Contrastive Learning

Contrastive learning is a self-supervised learning method that learns feature representations to distinguish between similar and different samples.

image

Source: https://analyticsindiamag.com/contrastive-learning-self-supervised-ml/

Contrastive learning can be formulated as a score:

\[ score(f(x),f(x^+))>score(f(x),f(x^-)) \]

where \(x^+\) and \(x^-\) refers to a sample similar and different to \(x\), respectively.

What is SimCLR?

SimCLR is a contrastive learning framework introduced by Chen et. al that outperforms the previously SOTA supervised learning method on ImageNet when scaling up the architecture.

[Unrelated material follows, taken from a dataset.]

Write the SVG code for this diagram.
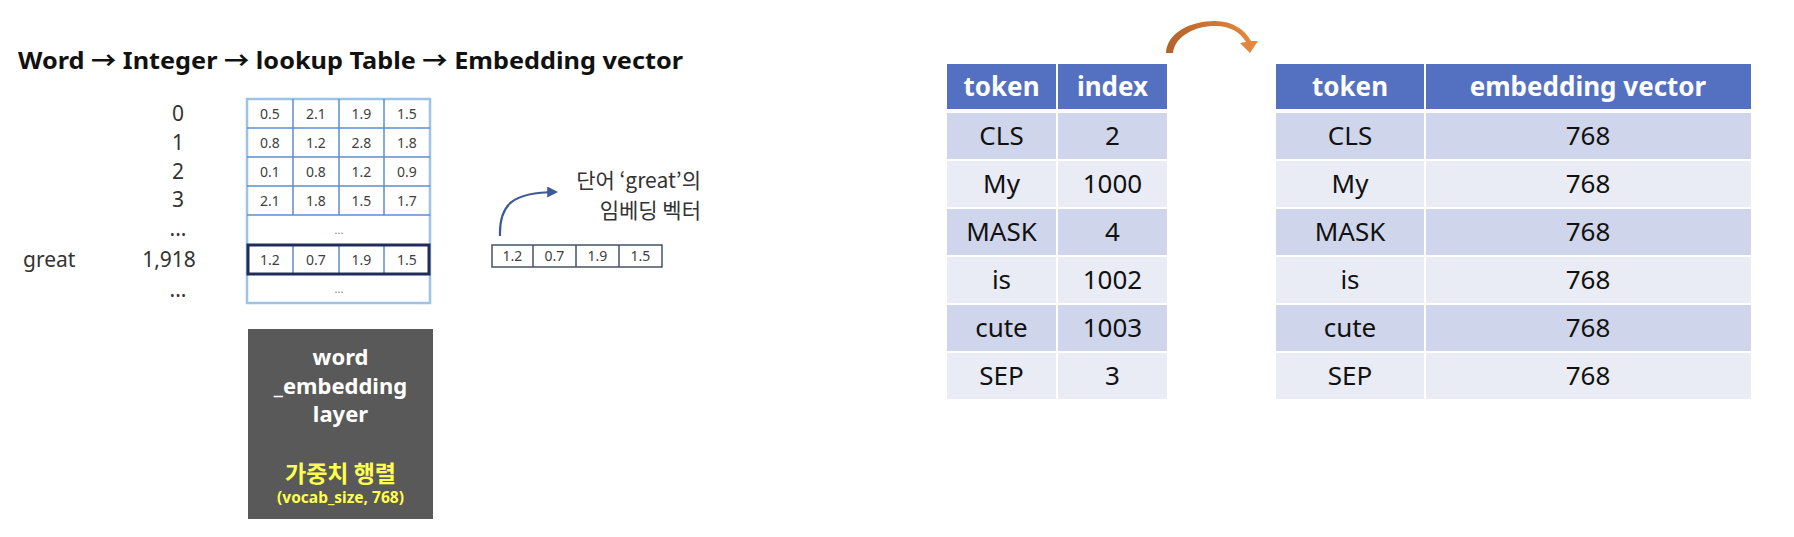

https://amitness.com/images/simclr-general-architecture.png

Source: https://amitness.com/2020/03/illustrated-simclr/

Essentially, SimCLR applies data augmentation on a single image to obtain 2 augmented images, and then optimises by maximising the similarity between the representations of both augmented images.

How is similarity computed?

SimCLR applies cosine similarity between the embeddings of images, \(z_i, z_j\):

\[ s_{i,j}=\frac{z_i^Tz_j}{(\tau||z_i||||z_j||)} \]

where \tau is the temperature that scales the range of cosine similarity.

What loss does SimCLR optimise?

SimCLR uses NT-Xent loss (Normalized Temperature-scaled Cross-entropy loss).

First, obtain the Noise Contrastive Estimation (NCE) loss:

\[ l(i,j)=-log\frac{exp(s_{i,j})}{\sum_{k=1}^{2N}l_{[k!=i]}exp(s_{i,k})} \]

Then compute average loss over all pairs in the batch of size N=2:

\[ L=\frac{1}{2N}\sum_{k=1}^N[l(2k-1,2k)+l(2k,2k-1)] \]

So what?

The encoder representations of the image (not the projection head representations) can be used for downstream tasks such as ImageNet classification.

https://amitness.com/images/simclr-performance.png

Source: https://arxiv.org/abs/2002.05709

It is shown that on ImageNet ILSVRC-2012, it achieves 76.5% top-1 accuracy, a 7% improvement over the previous SOTA self-supervised method, Contrastive Predictive Coding, and comparable with supervised method ResNet50.